== WORK REQUIRED ==
Leaving out every picture, retype the lines below from the top through the one that contains "ax2 = ax.twinx()".

== INFORMATION SHOWN ==
= = = = = = =
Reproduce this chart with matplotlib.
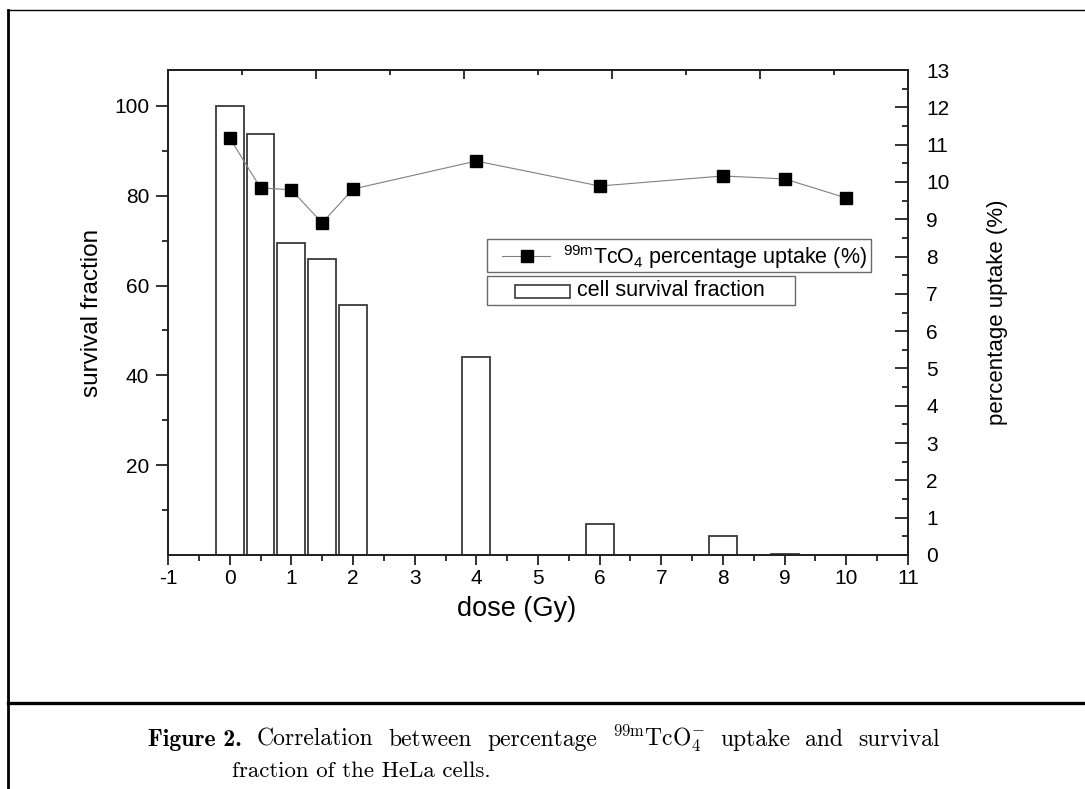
"""Dose vs survival fraction and 99mTcO4 uptake."""

import matplotlib
matplotlib.use("Agg")
import matplotlib.pyplot as plt
from matplotlib.lines import Line2D
from matplotlib.patches import Rectangle
import numpy as np

dose = [0, 0.5, 1, 1.5, 2, 4, 6, 8, 9, 10]
survival = [100, 93.8, 69.5, 66.0, 55.7, 44.0, 6.8, 4.3, 0.3, 0.1]
uptake = [11.18, 9.84, 9.79, 8.9, 9.81, 10.56, 9.89, 10.16, 10.08, 9.57]

xticks = list(range(-1, 12))
left_ticks = [20, 40, 60, 80, 100]
right_ticks = list(range(0, 14))

W, H = 1085, 789

plt.rcParams["font.family"] = ["Liberation Sans", "DejaVu Sans"]
plt.rcParams["axes.unicode_minus"] = False
plt.rcParams["mathtext.fontset"] = "custom"
plt.rcParams["mathtext.rm"] = "Liberation Sans"
plt.rcParams["mathtext.it"] = "Liberation Sans:italic"
plt.rcParams["mathtext.bf"] = "Liberation Sans:bold"


def fx(x):
    return x / W


def fy(y):
    return 1 - y / H


fig = plt.figure(figsize=(W / 100, H / 100), dpi=100)
ax = fig.add_axes([fx(168), fy(555), fx(908) - fx(168), fy(70) - fy(555)])
ax2 = ax.twinx()

spine_c = "#222222"
ax.bar(dose, survival, width=0.45, facecolor="white", edgecolor="#3a3a3a",
       linewidth=1.3, zorder=2)
ax.set_xlim(-1, 11)
ax.set_ylim(0, 108)
ax.set_xticks(xticks)
ax.set_xticks(np.arange(-0.5, 11, 1.0), minor=True)
ax.set_yticks(left_ticks)
ax.set_yticks([10, 30, 50, 70, 90], minor=True)
ax.tick_params(axis="both", which="both", direction="out", width=1.3,
               color=spine_c, labelsize=15)
ax.tick_params(axis="x", which="major", length=7, pad=3)
ax.tick_params(axis="x", which="minor", length=4.5)
ax.tick_params(axis="y", which="major", length=8.5, pad=5)
ax.tick_params(axis="y", which="minor", length=4)
ax.set_xlabel("dose (Gy)", fontsize=19.5)
ax.xaxis.set_label_coords((517 - 168) / 740, (555 - 596) / 485)
ax.set_ylabel("survival fraction", fontsize=17.5)
ax.yaxis.set_label_coords((103 - 168) / 740, 0.5)

ax2.plot(dose, uptake, color="#808080", linewidth=0.8, marker="s",
         markersize=9, markerfacecolor="black", markeredgecolor="black")
ax2.set_ylim(0, 13)
ax2.set_yticks(right_ticks)
ax2.set_yticks(np.arange(0.5, 13, 1.0), minor=True)
ax2.tick_params(axis="y", which="major", direction="in", length=9.5,
                width=1.3, labelsize=15, color=spine_c, pad=13)
ax2.tick_params(axis="y", which="minor", direction="in", length=4.5,
                width=1.3, color=spine_c)
ax2.set_ylabel("percentage uptake (%)", fontsize=16)
ax2.yaxis.set_label_coords((987 - 168) / 740, 0.5)

top = ax.secondary_xaxis("top")
top_pos = [-1 + 1.2 * k for k in range(11)]
top.set_xticks(top_pos[::2])
top.set_xticks(top_pos[1::2], minor=True)
top.set_xticklabels([])
top.tick_params(which="major", direction="in", length=6.5, width=1.3, color=spine_c)
top.tick_params(which="minor", direction="in", length=3.5, width=1.3, color=spine_c)

for a in (ax, ax2, top):
    for s in a.spines.values():
        s.set_linewidth(1.3)
        s.set_color(spine_c)

# legend boxes, drawn in figure pixels like the original
tf = fig.transFigure
box_c = "#6a6a6a"
fig.add_artist(Rectangle((fx(487), fy(272)), fx(871) - fx(487), fy(239) - fy(272),
                         facecolor="white", edgecolor=box_c, linewidth=1.0,
                         transform=tf))
fig.add_artist(Line2D([fx(502), fx(550)], [fy(256), fy(256)], color="#808080",
                      linewidth=0.8, transform=tf))
fig.add_artist(Line2D([fx(527)], [fy(256)], marker="s", markersize=9,
                      markerfacecolor="black", markeredgecolor="black",
                      linestyle="none", transform=tf))
fig.text(fx(563), fy(264), r"$^{\mathrm{99m}}$TcO$_{4}$ percentage uptake (%)",
         fontsize=15.5, va="baseline")

fig.add_artist(Rectangle((fx(487), fy(305)), fx(795) - fx(487), fy(276) - fy(305),
                         facecolor="white", edgecolor=box_c, linewidth=1.0,
                         transform=tf))
fig.add_artist(Rectangle((fx(515), fy(298)), fx(570) - fx(515), fy(285) - fy(298),
                         facecolor="white", edgecolor="#3a3a3a", linewidth=1.2,
                         transform=tf))
fig.text(fx(577), fy(296), "cell survival fraction", fontsize=15.5, va="baseline")

# page frame around the figure
fig.add_artist(Line2D([fx(8), fx(8)], [fy(10), fy(789)], color="black",
                      linewidth=2, transform=tf))
fig.add_artist(Line2D([fx(8), fx(1085)], [fy(10), fy(10)], color="black",
                      linewidth=1, transform=tf))
fig.add_artist(Line2D([fx(8), fx(1085)], [fy(703), fy(703)], color="black",
                      linewidth=2.4, transform=tf))

# caption, first line justified between x=148 and x=940 like the paper
words = [("Figure 2.", "cmb10"), ("Correlation", "cmr10"),
         ("between", "cmr10"), ("percentage", "cmr10"),
         (r"$^{\mathrm{99m}}$TcO$_4^{-}$", "cmr10"), ("uptake", "cmr10"),
         ("and", "cmr10"), ("survival", "cmr10")]
renderer = fig.canvas.get_renderer()
parts = []
for w, fam in words:
    t = fig.text(0, fy(746), w, fontsize=17, family=fam, math_fontfamily="cm",
                 va="baseline")
    parts.append((t, t.get_window_extent(renderer).width))
gap = (940 - 148 - sum(p[1] for p in parts)) / (len(parts) - 1)
x = 148
for t, wd in parts:
    t.set_x(fx(x))
    x += wd + gap
fig.text(fx(232), fy(777), "fraction of the HeLa cells.", fontsize=16.5,
         family="cmr10", va="baseline")

fig.savefig("out.png", dpi=100)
= = = = = = =
== REPLY ==
Reproduce this chart with matplotlib.
"""Dose vs survival fraction and 99mTcO4 uptake."""

import matplotlib
matplotlib.use("Agg")
import matplotlib.pyplot as plt
from matplotlib.lines import Line2D
from matplotlib.patches import Rectangle
import numpy as np

dose = [0, 0.5, 1, 1.5, 2, 4, 6, 8, 9, 10]
survival = [100, 93.8, 69.5, 66.0, 55.7, 44.0, 6.8, 4.3, 0.3, 0.1]
uptake = [11.18, 9.84, 9.79, 8.9, 9.81, 10.56, 9.89, 10.16, 10.08, 9.57]

xticks = list(range(-1, 12))
left_ticks = [20, 40, 60, 80, 100]
right_ticks = list(range(0, 14))

W, H = 1085, 789

plt.rcParams["font.family"] = ["Liberation Sans", "DejaVu Sans"]
plt.rcParams["axes.unicode_minus"] = False
plt.rcParams["mathtext.fontset"] = "custom"
plt.rcParams["mathtext.rm"] = "Liberation Sans"
plt.rcParams["mathtext.it"] = "Liberation Sans:italic"
plt.rcParams["mathtext.bf"] = "Liberation Sans:bold"


def fx(x):
    return x / W


def fy(y):
    return 1 - y / H


fig = plt.figure(figsize=(W / 100, H / 100), dpi=100)
ax = fig.add_axes([fx(168), fy(555), fx(908) - fx(168), fy(70) - fy(555)])
ax2 = ax.twinx()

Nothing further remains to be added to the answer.